Since the publication of the novel, psychologists and neuroscientists have tried to understand and replicate what has become known as the Proust Phenomenon. We now know that odours are better cues in triggering autobiographical memories that other stimuli do not. The Memory Network, an AHRC-funded research network that brings scientists, scholars, artists and writers together to understand how memory is changing in the twenty-first century, demonstrated, amongst others, that we recall visual cues better if they’re associated with smells. The Proust Phenomenon is a great example showing that literature is capable of allowing different disciplines to speak to one another. Neuroscience can explain why smell is a strong trigger (olfaction has direct connection with the limbic system involved in generating emotions and memory), and psychology can show which stimuli have particularly vivid and emotional effects, but literature has an equally important role to play in revealing how memory works. We might argue that without literature, emotions remain silenced, that literature is the key to unlocking the voice of those emotions.
When reading the madeleine episode, it’s clear that Proust’s memories are not ready-made, intact copies of earlier impressions; he has to work hard, a couple of pages long, to reconstruct them. Proust compares the emergent memories to a Japanese game in which indistinct pieces of paper are steeped in water, causing them to stretch, colour and shape themselves into houses, flowers and human figures. The metaphor uses an image to suggest the importance of language in storing and retrieving memory.
Snidge Scrumpin’ is Black Country dialect for ‘nose foraging’. In a region (once) home to heavy industry, we expect locals to identify factory suds (a mix of oils for lubricating drills); hot iron used by foundries (such as Kirkpatrick in Walsall), but also the pungent smell of bone in Tipton, once home to Mullins’ Hide and Skin Works. Since 1856, the Albright & Wilson chemical works in Oldbury have produced phosphorus-derived chemicals used for the match industry.

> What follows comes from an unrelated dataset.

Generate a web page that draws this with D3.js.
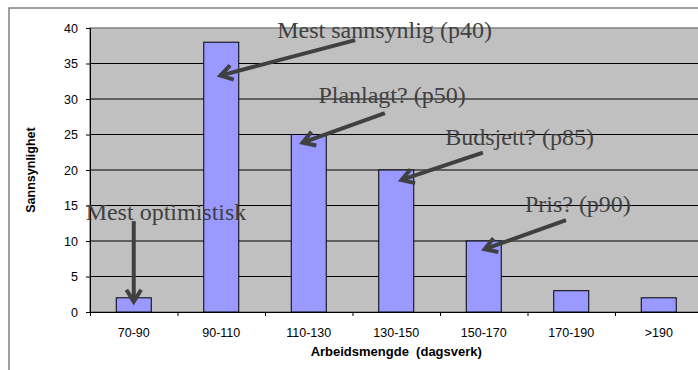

New arrivals could include jerk seasoning: allspice, cinnamon, scotch bonnet pepper, lemon juice. And the fragrant wafting of turmeric, garlic, and cumin from the Black Country’s numerous gurdwaras (the place of worship for Sikhs) and langars (community kitchens). Let’s not forget the hoppy smell surrounding the Banks’s brewery in Wolverhampton. And, since 2007, the bouquet of stale beer and body odour in pubs that smell perhaps too honestly since the smoking ban. There will be other, more idiosyncratic smells – those which have, perhaps, remained hidden. ‘Snidge Scrumpin’ then, aims to give voice to memory evoked by the nose, and to celebrate the culture that makes up the heart of the Black Country.